Website is key link to military benefits
That still leaves a pool of 35 million eligible veterans and military community members wondering what all the "eBenefits" fuss is about. Robert Reynolds, a former Special Forces soldier and former national commander for Disabled American Veterans, is happy to explain.
As director of the Veterans Administration Benefits Assistance Service, Reynolds and staff spend hours every week, in partnership with the Department of Defense, brainstorming ways to make eBenefits more valuable. Hired in 2009, in part to breathe life into the e-concept recommendation of the Dole-Shalala Commission for wounded warriors, Roberts immediately saw the potential to help anyone in service or with veterans benefits, as well as families and survivors.
If a self-service website could deliver information and benefits faster to the ill and injured veteran, "why couldn't we do it for any veteran and provide them that same level of access?" Reynolds said. Not every vet is eligible for vocational and rehabilitation training, he said, but most qualify for the GI Bill or can use the guaranteed home-loan benefit.
Today 30,000 veterans a day use eBenefits to track progress on VA compensation and pension claims. When more information is needed, an email alerts a claimant a week or more before letters can. Every month 780,000 veterans use the website to view their payment and reimbursement history, to confirm online what money is headed into their accounts and why.
These two most popular features now are accessible through smart phones and other mobile devices. But there's so much more, Reynolds said.
Taking one month as an example, last July veterans used eBenefits to order, modify and instantly print or transfer 80,000 letters verifying eligibility for VA benefits; 27,000 letters affirming veterans' preference for civil service jobs; 24,000 letters verifying military service, and 3,400 letters verifying 100 percent permanent disability for military IDs to shop in base commissaries.
Monthly about 10,000 veterans, active duty members and Reserve and National Guard personnel use eBenefits to print out or send to lenders copies of their home loan guaranty certificate of eligibility.
The automatic letters are available instantly to qualified users because of the integration of eBenefits with computer files holding personal and vet status information. Users find that most forms they call up when they apply for new benefits are automatically filled out with their name, address, date of birth and other personal information, which makes the process easy and usually error free.
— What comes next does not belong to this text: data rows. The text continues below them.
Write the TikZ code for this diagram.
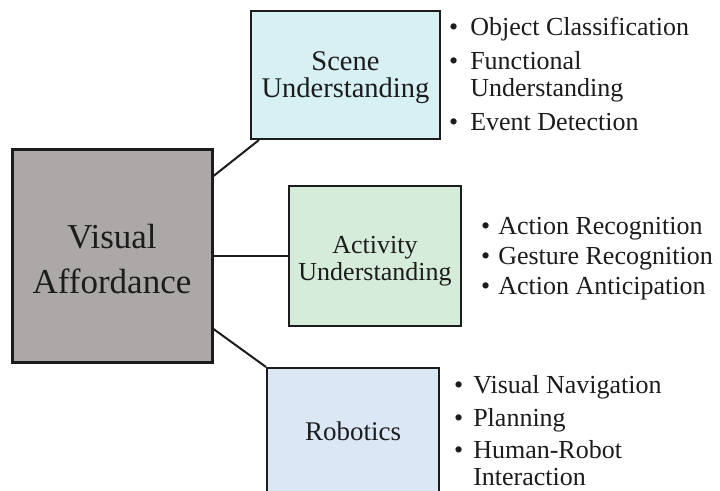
\documentclass[tikz,border=0pt]{standalone}
\usepackage{fontspec}
\setmainfont{Liberation Serif}
\usetikzlibrary{positioning}

\definecolor{vagray}{RGB}{171,168,167}
\definecolor{scenecyan}{RGB}{214,240,243}
\definecolor{actgreen}{RGB}{214,236,219}
\definecolor{robblue}{RGB}{220,231,245}
\definecolor{ink}{RGB}{28,28,28}

\tikzset{
	box/.style={draw=ink, line width=2pt, inner sep=0pt},
	boxtext/.style={inner sep=0pt, align=center, text=ink},
	items/.style={anchor=west, inner sep=0pt, text=ink, font=\fontsize{26}{27}\selectfont},
	link/.style={draw=ink, line width=2pt},
}

\begin{document}
\begin{tikzpicture}[x=1pt, y=-1pt]
	\useasboundingbox (0,0) rectangle (720,490);
	\clip (0,0) rectangle (720,490);

	\node[box, line width=3pt, fill=vagray, minimum width=200pt, minimum height=213pt] (va) at (112,255.5) {};
	\node[boxtext, font=\fontsize{35}{45}\selectfont] (vatext) at (112,259) {Visual\\Affordance};

	\node[box, fill=scenecyan, minimum width=189pt, minimum height=128pt] (scene) at (345.5,75) {};
	\node[boxtext, font=\fontsize{28.5}{27}\selectfont] (scenetext) at (345.5,78) {Scene\\Understanding};

	\node[box, fill=actgreen, minimum width=172pt, minimum height=140pt] (act) at (375,255.5) {};
	\node[boxtext, font=\fontsize{26}{27.5}\selectfont] (acttext) at (375,261) {Activity\\Understanding};

	\node[box, fill=robblue, minimum width=172pt, minimum height=124pt] (rob) at (353,430) {};
	\node[boxtext, font=\fontsize{27}{28}\selectfont] (robtext) at (353,431) {Robotics};

	\draw[link] (va.east |- 0,176) -- (scene.south -| 259,0);
	\draw[link] (va.east) -- (act.west);
	\draw[link] (va.east |- 0,329) -- (rob.north west);

	\node[items] (scenelist) at (449,78) {\begin{tabular}{@{}l@{\hspace{12pt}}l@{}}
		\textbullet & Object Classification\\[7pt]
		\textbullet & Functional\\
		& Understanding\\[7pt]
		\textbullet & Event Detection
	\end{tabular}};

	\node[items] (actlist) at (481,259) {\begin{tabular}{@{}l@{\hspace{8pt}}l@{}}
		\textbullet & Action Recognition\\[3pt]
		\textbullet & Gesture Recognition\\[3pt]
		\textbullet & Action Anticipation
	\end{tabular}};

	\node[items] (roblist) at (454,434) {\begin{tabular}{@{}l@{\hspace{10pt}}l@{}}
		\textbullet & Visual Navigation\\[6pt]
		\textbullet & Planning\\[5pt]
		\textbullet & Human-Robot\\
		& Interaction
	\end{tabular}};
\end{tikzpicture}
\end{document}
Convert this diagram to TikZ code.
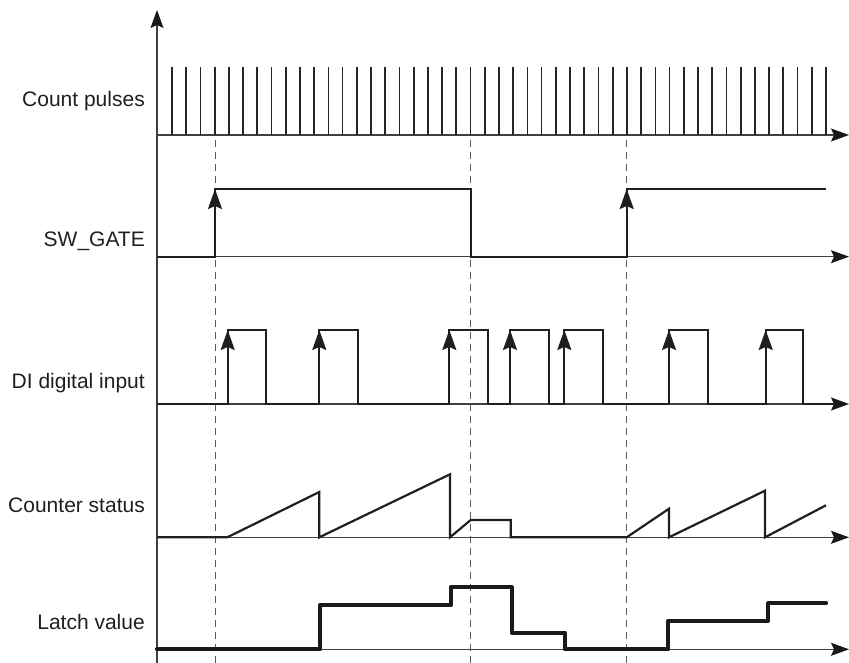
\documentclass[tikz,border=0pt]{standalone}
\usepackage{fontspec}
\setmainfont{Liberation Sans}
\usetikzlibrary{arrows.meta}
\begin{document}
\begin{tikzpicture}[x=1pt,y=-1pt,
 axis/.style={line width=1.1pt, draw=black!75, -{Stealth[length=18pt,width=13pt,inset=3pt,color=black!90,fill=black!90]}},
 sig/.style={line width=2.2pt, draw=black!88, line join=miter},
 pulse/.style={line width=1.7pt, draw=black!85},
 edgearrow/.style={line width=2.2pt, draw=black!88, -{Stealth[length=20pt,width=14pt,inset=3pt]}},
 guide/.style={line width=1pt, draw=black!65, dash pattern=on 7pt off 5pt},
 latch/.style={line width=4.2pt, draw=black!90, line join=round, line cap=round},
 lab/.style={anchor=base east, font=\fontsize{21}{25}\selectfont, text=black!88, inner sep=0pt}]
\useasboundingbox (0,0) rectangle (849,663);

% labels
\node[lab] (lcount) at (145,106.5) {Count pulses};
\node[lab] (lgate)  at (145,246.7) {SW\_GATE};
\node[lab] (ldi)    at (145,388.5) {DI digital input};
\node[lab] (lcs)    at (145,512.5) {Counter status};
\node[lab] (llatch) at (145,629.5) {Latch value};

% guides
\foreach \gx in {215,470.7,626.7}
  \draw[guide] (\gx,140) -- (\gx,663);

% axes
\coordinate (yb) at (157,663);
\coordinate (yt) at (157,10);
\draw[axis] (yb) -- (yt);
\foreach \ay in {135,256.7,404,537.3,649.3}
  \draw[axis] (157,\ay) -- (849,\ay);

% count pulses
\foreach \i in {0,...,46}
  \draw[pulse] ({172+\i*14.217},135) -- ({172+\i*14.217},67);

% SW_GATE
\draw[sig] (157,256.7) -- (215,256.7) -- (215,189) -- (470.7,189) -- (470.7,256.7)
  -- (626.7,256.7) -- (626.7,189) -- (826,189);
\foreach \ex in {215,626.7}
  \draw[edgearrow] (\ex,240) -- (\ex,189);

% DI digital input
\draw[sig] (157,404) -- (227.7,404) -- (227.7,330) -- (266,330) -- (266,404)
  -- (319.3,404) -- (319.3,330) -- (358.3,330) -- (358.3,404)
  -- (449.3,404) -- (449.3,330) -- (488.3,330) -- (488.3,404)
  -- (510,404) -- (510,330) -- (549,330) -- (549,404)
  -- (564.3,404) -- (564.3,330) -- (603.3,330) -- (603.3,404)
  -- (669,404) -- (669,330) -- (707.7,330) -- (707.7,404)
  -- (765.7,404) -- (765.7,330) -- (803.3,330) -- (803.3,404) -- (834,404);
\foreach \ex in {227.7,319.3,449.3,510,564.3,669,765.7}
  \draw[edgearrow] (\ex,380) -- (\ex,330);

% Counter status
\draw[sig] (157,537.3) -- (227.3,537.3) -- (319.3,492) -- (319.3,537.3)
  -- (450,474.3) -- (450,537.3) -- (470.7,520) -- (510.7,520) -- (510.7,537.3)
  -- (626.7,537.3) -- (669,508.7) -- (669,537.3) -- (765,490.7) -- (765,537.3)
  -- (826,505.3);

% Latch value
\draw[latch] (157,649.3) -- (320,649.3) -- (320,605) -- (450.7,605) -- (450.7,587.3)
  -- (511.7,587.3) -- (511.7,632.7) -- (565,632.7) -- (565,649.3) -- (668.3,649.3)
  -- (668.3,620.7) -- (768.3,620.7) -- (768.3,603.3) -- (826,603.3);
\end{tikzpicture}
\end{document}
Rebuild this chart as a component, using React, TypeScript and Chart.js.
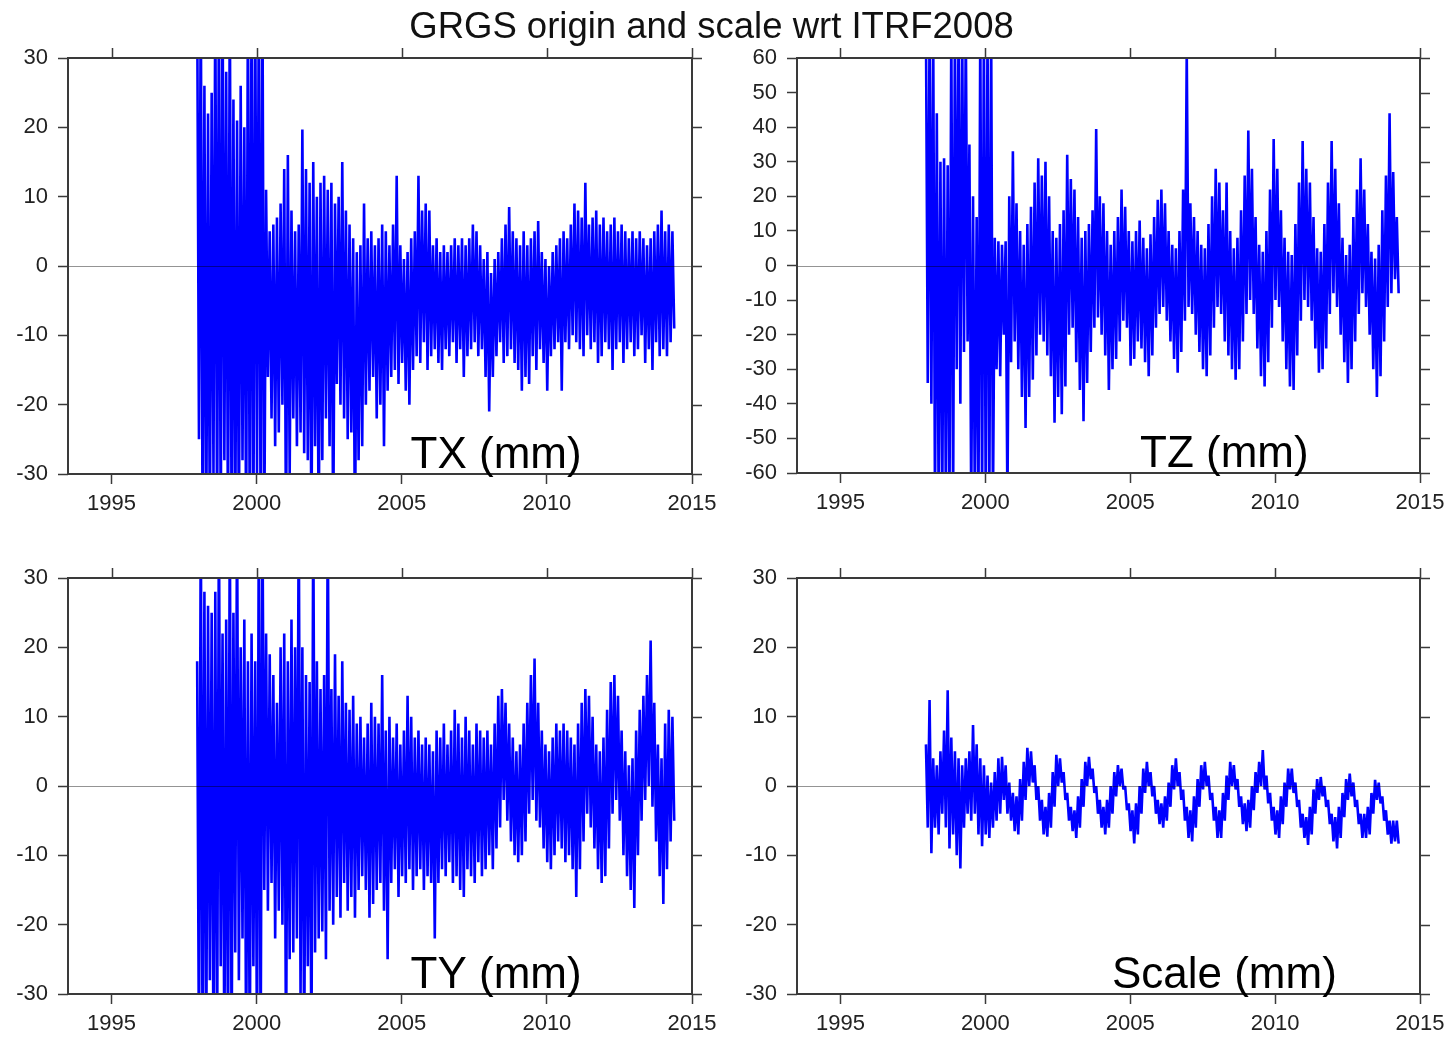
import React, { useEffect, useRef } from 'react';
import { Chart, registerables } from 'chart.js';

Chart.register(...registerables);

// ---- time axis (binned epochs: one max/min pair per 1/8 year) ----
const START_YEAR = 1997.95;
const BIN_STEP = 0.125;
const YEAR_TICKS = [1995, 2000, 2005, 2010, 2015];
const X_MIN = 1993.5;
const X_MAX = 2015;

// ---- TX (mm): per-bin upper / lower envelope ----
const TX_HIGH = [
  40, 40, 26, 22, 25, 40, 40, 40, 28, 40,
  24, 21, 26, 20, 40, 40, 40, 40, 40, 11,
  5, 6, 7, 9, 14, 16, 8, 5, 6, 19.7,
  14, 12, 15, 10, 12, 13, 11, 12, 9, 10,
  15, 8, 6, 4, 2, 3, 9, 4, 5, 3,
  4, 6, 5, 3, 6, 13, 3, 1, 2, 4,
  5, 13, 8, 9, 8, 3, 4, 2, 3, 2,
  3, 4, 3, 4, 3, 4, 6, 5, 3, 1,
  2, -1, 1, 2, 4, 6, 8.5, 5, 4, 3,
  5, 3, 4, 5, 6.5, 2, 1, 0, 2, 3,
  4, 5, 4, 6, 9, 8, 7, 12, 6, 7,
  8, 6, 7, 5, 6, 7, 5, 6, 5, 4,
  5, 4, 5, 4, 3, 4, 5, 6, 8, 5,
  6, 5,
];
const TX_LOW = [
  -25, -40, -40, -40, -30, -40, -40, -28, -40, -40,
  -40, -40, -28, -40, -40, -40, -30, -40, -40, -16,
  -22, -26, -24, -20, -40, -30, -22, -26, -24, -27,
  -28, -40, -26, -40, -28, -22, -26, -40, -17, -20,
  -22, -25, -24, -40, -28, -26, -20, -18, -16, -22,
  -20, -26, -18, -16, -15, -17, -14, -18, -20, -15,
  -13, -14, -11, -15, -13, -12, -14, -15, -12, -13,
  -11, -14, -12, -16, -13, -12, -11, -13, -12, -16,
  -21, -16, -13, -11, -14, -13, -12, -14, -15, -18,
  -16, -17, -13, -15, -12, -14, -18, -13, -12, -11,
  -18, -11, -12, -10, -11, -12, -13, -10, -12, -11,
  -14, -13, -11, -12, -15, -12, -11, -14, -12, -11,
  -13, -12, -10, -14, -12, -15, -11, -13, -12, -13,
  -11, -9,
];

// ---- TZ (mm) ----
const TZ_HIGH = [
  70, 70, 70, 44, 30, 31, 29, 70, 70, 70,
  70, 70, 35, 20, 14, 70, 70, 70, 70, 8,
  7, 6, 7, 20, 33, 18, 10, 6, 12, 17,
  24, 31, 26, 30, 20, 10, 8, 12, 16, 32,
  25, 22, 14, 8, 10, 12, 16, 39.5, 20, 18,
  10, 6, 10, 14, 22, 17, 10, 7, 10, 13,
  8, 5, 9, 14, 19, 22, 18, 10, 6, 5,
  10, 22, 62, 18, 14, 10, 6, 5, 12, 20,
  28, 24, 16, 24, 10, 5, 8, 16, 26, 39,
  28, 14, 6, 4, 10, 22, 36.6, 28, 16, 8,
  4, 3, 12, 24, 36, 28, 24, 14, 5, 4,
  12, 24, 36, 28, 18, 8, 3, 6, 14, 22,
  31, 22, 12, 4, 2, 6, 16, 26, 44, 27,
  14,
];
const TZ_LOW = [
  -34, -40, -70, -70, -70, -70, -70, -70, -30, -40,
  -25, -22, -70, -70, -70, -70, -70, -70, -70, -30,
  -32, -20, -70, -28, -22, -30, -38, -47, -38, -33,
  -26, -20, -22, -26, -32, -45.5, -38, -43, -35, -20,
  -18, -28, -36, -45, -34, -25, -18, -15, -20, -26,
  -36, -30, -27, -22, -16, -18, -29, -27, -22, -24,
  -28, -32, -26, -18, -14, -12, -16, -22, -27, -31,
  -25, -16, -12, -14, -20, -25, -30, -32, -26, -18,
  -12, -14, -22, -26, -30, -33, -30, -22, -14, -10,
  -14, -24, -32, -35, -28, -18, -10, -12, -22, -30,
  -35, -36, -26, -16, -10, -12, -16, -24, -31, -30,
  -24, -14, -8, -12, -20, -28, -34, -30, -22, -14,
  -8, -12, -20, -30, -38, -32, -22, -12, -8, -4,
  -8,
];

// ---- TY (mm) ----
const TY_HIGH = [
  18, 40, 28, 26, 25, 28, 40, 22, 24, 40,
  25, 40, 20, 24, 18, 22, 18, 40, 40, 22,
  19, 16, 12, 20, 22, 18, 24, 20, 40, 20,
  16, 15, 40, 18, 14, 16, 40, 14, 19, 13,
  18, 12, 11, 13, 9, 10, 7, 9, 12, 10,
  9, 16, 8, 10, 7, 9, 6, 8, 13, 10,
  7, 8, 6, 7, 6, 5, 8, 7, 9, 6,
  8, 11, 9, 7, 10, 8, 6, 9, 8, 7,
  8, 6, 9, 13, 14, 12, 9, 7, 5, 6,
  9, 12, 16, 18.4, 12, 8, 6, 5, 7, 9,
  8, 9, 8, 7, 6, 9, 12, 14, 13, 10,
  6, 5, 7, 11, 15, 16, 13, 8, 5, 3,
  4, 8, 11, 13, 16, 21, 12, 6, 4, 9,
  11, 10,
];
const TY_LOW = [
  -40, -40, -40, -28, -40, -40, -26, -40, -40, -40,
  -24, -28, -22, -40, -40, -26, -40, -40, -15, -18,
  -14, -22, -18, -20, -40, -25, -24, -22, -30, -40,
  -26, -40, -24, -22, -21, -25, -18, -20, -16, -19,
  -14, -18, -16, -19, -15, -13, -15, -19, -17, -15,
  -14, -18, -25, -14, -12, -16, -13, -14, -12, -15,
  -13, -12, -15, -13, -14, -22, -14, -12, -13, -11,
  -14, -13, -15, -16, -12, -13, -14, -11, -13, -12,
  -10, -12, -9, -6, -2, -5, -8, -10, -11, -10,
  -8, -4, -2, -5, -6, -9, -11, -12, -10, -8,
  -9, -11, -10, -12, -16, -12, -8, -4, -6, -9,
  -12, -14, -13, -9, -4, -2, -5, -10, -13, -15,
  -17.6, -10, -5, -2, 0, -3, -8, -13, -17, -12,
  -8, -5,
];

// ---- Scale (mm) ----
const SCALE_HIGH = [
  6, 12.4, 4, 3, 5, 8, 13.8, 7, 5, 4,
  3, 4, 5, 8.8, 6, 4, 3, 1.5, 0.5, 2,
  4, 4.2, 3, 0.5, -1, -1.5, 1, 3.5, 5.5, 5,
  3, 0, -2, -3, -1, 2, 4.5, 4, 2, -1,
  -3, -3.5, -1.5, 1, 3.5, 4.2, 2.5, 0, -2, -3,
  -2, 0, 2, 3, 2.5, 0, -2.5, -3.5, -2.5, 0,
  2.5, 3.5, 2, 0, -2, -2.5, -1.5, 0.5, 3, 4,
  2, -0.5, -3, -3.5, -1.5, 1, 3, 3.5, 1.5, -1,
  -3, -3.5, -1, 1.5, 3.5, 3, 1, -1.5, -2.5, -2,
  0, 2, 3.5, 5.2, 1.5, -1, -3, -3.5, -1.5, 0.5,
  2.5, 2.5, 0.5, -2, -4, -4.5, -3, -0.5, 1, 1.3,
  0, -2, -4, -4.5, -3, -1, 1, 1.8, 0.5, -2,
  -4, -4, -3, -1, 0.9, 0.5, -1.5, -3.5, -5, -5,
  -5,
];
const SCALE_LOW = [
  -6, -9.7, -6, -7, -4, -6, -9, -7, -10, -11.9,
  -6, -4, -5, -4, -7, -8.7, -7, -7.5, -6, -5,
  -4, -2, -4, -5, -6.5, -7, -5, -2, 0, 0.5,
  -2, -5, -7, -7.3, -6, -3, 0, 0.5, -2, -5,
  -6.5, -7.5, -6, -3, 0, 1, -1, -4, -6, -7,
  -6, -4, -1.5, 0, -0.5, -3.5, -6.5, -8.3, -7, -4,
  -1, 0, -1.5, -4, -5.5, -6, -5, -3, -0.5, 0,
  -2, -5, -7.5, -8, -6, -3, -0.5, 0, -2, -5,
  -7.5, -7.5, -5, -2, 0, -0.5, -3, -5.5, -6.5, -6,
  -3.5, -1, 0, -0.5, -2.5, -5, -7, -7.5, -5.5, -3,
  -0.5, -1, -3, -6, -7.5, -8.5, -7, -4, -2, -1.5,
  -3, -5.5, -8, -9, -7.5, -4.5, -2, -1.5, -3, -5.5,
  -7.5, -7.5, -7, -4, -2, -2.5, -5, -7, -8.3, -8,
  -8.3,
];

const TITLE = 'GRGS origin and scale wrt ITRF2008';
const FONT_FAMILY = '"Liberation Sans", Arial, Helvetica, sans-serif';

type Box = { left: number; top: number; width: number; height: number };
type Area = { left: number; top: number; right: number; bottom: number };
type PanelCfg = {
  label: string;
  high: number[];
  low: number[];
  yMin: number;
  yMax: number;
  canvas: Box;
  area: Area;
};

const PANELS: PanelCfg[] = [
  {
    label: 'TX (mm)', high: TX_HIGH, low: TX_LOW, yMin: -30, yMax: 30,
    canvas: { left: 0, top: 28, width: 727, height: 512 },
    area: { left: 68, top: 58, right: 692, bottom: 474 },
  },
  {
    label: 'TZ (mm)', high: TZ_HIGH, low: TZ_LOW, yMin: -60, yMax: 60,
    canvas: { left: 727, top: 28, width: 728, height: 512 },
    area: { left: 797, top: 58, right: 1420, bottom: 473 },
  },
  {
    label: 'TY (mm)', high: TY_HIGH, low: TY_LOW, yMin: -30, yMax: 30,
    canvas: { left: 0, top: 540, width: 727, height: 497 },
    area: { left: 68, top: 578, right: 692, bottom: 994 },
  },
  {
    label: 'Scale (mm)', high: SCALE_HIGH, low: SCALE_LOW, yMin: -30, yMax: 30,
    canvas: { left: 727, top: 540, width: 728, height: 497 },
    area: { left: 797, top: 578, right: 1420, bottom: 994 },
  },
];

function buildPoints(high: number[], low: number[]) {
  const pts: { x: number; y: number }[] = [];
  for (let i = 0; i < high.length; i++) {
    const t = START_YEAR + i * BIN_STEP;
    pts.push({ x: t, y: high[i] });
    pts.push({ x: t + BIN_STEP / 2, y: low[i] });
  }
  return pts;
}

function makeFramePlugin(label: string) {
  return {
    id: 'frameAndLabel',
    afterDatasetsDraw(chart: any) {
      const { ctx, chartArea: a, scales } = chart;
      const xs = scales.x;
      const ys = scales.y;
      ctx.save();
      // zero line
      const y0 = Math.round(ys.getPixelForValue(0)) + 0.5;
      ctx.strokeStyle = 'rgba(0,0,0,0.42)';
      ctx.lineWidth = 1;
      ctx.beginPath();
      ctx.moveTo(a.left, y0);
      ctx.lineTo(a.right, y0);
      ctx.stroke();
      // frame
      ctx.strokeStyle = '#3a3a3a';
      ctx.lineWidth = 2;
      ctx.strokeRect(a.left, a.top, a.right - a.left, a.bottom - a.top);
      // top and right outward ticks
      ctx.lineWidth = 1.5;
      ctx.beginPath();
      for (const v of YEAR_TICKS) {
        const px = Math.round(xs.getPixelForValue(v)) + 0.5;
        ctx.moveTo(px, a.top);
        ctx.lineTo(px, a.top - 10);
      }
      for (const t of ys.ticks) {
        const py = Math.round(ys.getPixelForValue(t.value)) + 0.5;
        ctx.moveTo(a.right, py);
        ctx.lineTo(a.right + 10, py);
      }
      ctx.stroke();
      // panel label
      ctx.fillStyle = '#000';
      ctx.font = `44px ${FONT_FAMILY}`;
      ctx.textAlign = 'center';
      ctx.textBaseline = 'alphabetic';
      ctx.fillText(label, a.left + 0.686 * (a.right - a.left), a.bottom - 6);
      ctx.restore();
    },
  };
}

function Panel({ cfg }: { cfg: PanelCfg }) {
  const ref = useRef<HTMLCanvasElement | null>(null);
  useEffect(() => {
    const canvas = ref.current;
    if (!canvas) return;
    const { canvas: box, area } = cfg;
    const tickFont = { family: FONT_FAMILY, size: 22 };
    const chart = new Chart(canvas, {
      type: 'line',
      data: {
        datasets: [
          {
            data: buildPoints(cfg.high, cfg.low),
            borderColor: '#0000ff',
            borderWidth: 2.6,
            borderJoinStyle: 'bevel',
            pointRadius: 0,
            tension: 0,
            fill: false,
            clip: 1,
          } as any,
        ],
      },
      options: {
        animation: false,
        responsive: false,
        devicePixelRatio: 1,
        events: [],
        layout: {
          padding: {
            left: 0,
            top: area.top - box.top,
            right: box.left + box.width - area.right,
            bottom: 0,
          },
        },
        plugins: { legend: { display: false }, tooltip: { enabled: false }, title: { display: false } },
        scales: {
          x: {
            type: 'linear',
            min: X_MIN,
            max: X_MAX,
            afterBuildTicks: (s: any) => {
              s.ticks = YEAR_TICKS.map((v) => ({ value: v }));
            },
            afterFit: (s: any) => {
              s.height = box.top + box.height - area.bottom;
            },
            grid: {
              display: true,
              drawOnChartArea: false,
              drawTicks: true,
              tickLength: 10,
              tickColor: '#3a3a3a',
              tickWidth: 1.5,
            },
            border: { display: false },
            ticks: {
              autoSkip: false,
              maxRotation: 0,
              padding: 7,
              color: '#222',
              font: tickFont,
              callback: (v: any) => String(v),
            },
          },
          y: {
            type: 'linear',
            min: cfg.yMin,
            max: cfg.yMax,
            afterFit: (s: any) => {
              s.width = area.left - box.left;
            },
            grid: {
              display: true,
              drawOnChartArea: false,
              drawTicks: true,
              tickLength: 10,
              tickColor: '#3a3a3a',
              tickWidth: 1.5,
            },
            border: { display: false },
            ticks: {
              stepSize: 10,
              padding: 10,
              color: '#222',
              font: tickFont,
              callback: (v: any) => String(v),
            },
          },
        },
      } as any,
      plugins: [makeFramePlugin(cfg.label)],
    });
    return () => chart.destroy();
  }, [cfg]);
  const { canvas: box } = cfg;
  return (
    <canvas
      ref={ref}
      width={box.width}
      height={box.height}
      style={{ position: 'absolute', left: box.left, top: box.top, width: box.width, height: box.height }}
    />
  );
}

export default function App() {
  return (
    <div style={{ position: 'absolute', left: 0, top: 0, width: 1455, height: 1037, background: '#fff', overflow: 'hidden' }}>
      {PANELS.map((p) => (
        <Panel key={p.label} cfg={p} />
      ))}
      <div
        style={{
          position: 'absolute',
          left: 0,
          top: 8,
          width: 1423,
          textAlign: 'center',
          fontFamily: FONT_FAMILY,
          fontSize: 36.5,
          lineHeight: '36px',
          color: '#111',
          whiteSpace: 'nowrap',
        }}
      >
        {TITLE}
      </div>
    </div>
  );
}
Vets who entered service since the 1990s have access to electronic military records through eBenefits. Users with smart phones can download an app showing every VA and Defense installation in their area, with full contact information, a feature prized by "snowbird" retirees who head south for the winter, Reynolds said.
When users are about to age into, or out of, benefit eligibility, or when benefits will be affected by a change in status, the system sends reminders. For example, if a current service member with post-9/11 GI Bill education benefits will separate or retire soon, the member should get an email reminder that the option to transfer GI Bill benefits to family members must be taken before they leave active duty or the option is lost.
Veterans, active duty members, Reserve and Guard members, their families and survivors are all eligible for eBenefits. Access is through www.ebenefits.va.gov. Users must be registered in the Defense Enrollment Eligibility Reporting System and obtain a Defense Self-Service Logon. Those not in the reporting system should call 800-827-1000 and select option 7.
New recruits are being registered automatically, and eBenefits is the access point for the Virtual Lifetime Electronic Record. By November 2013, every active-duty member will be required to register. Through eBenefits, they can access their official military personnel record. By next year they also will be able to get their full health records, Reynolds said.
The website went live three years ago but multiple features have been added every three months through partnerships with Tricare, the Veterans Health Administration, VA pensions and compensation, education services and many other offices.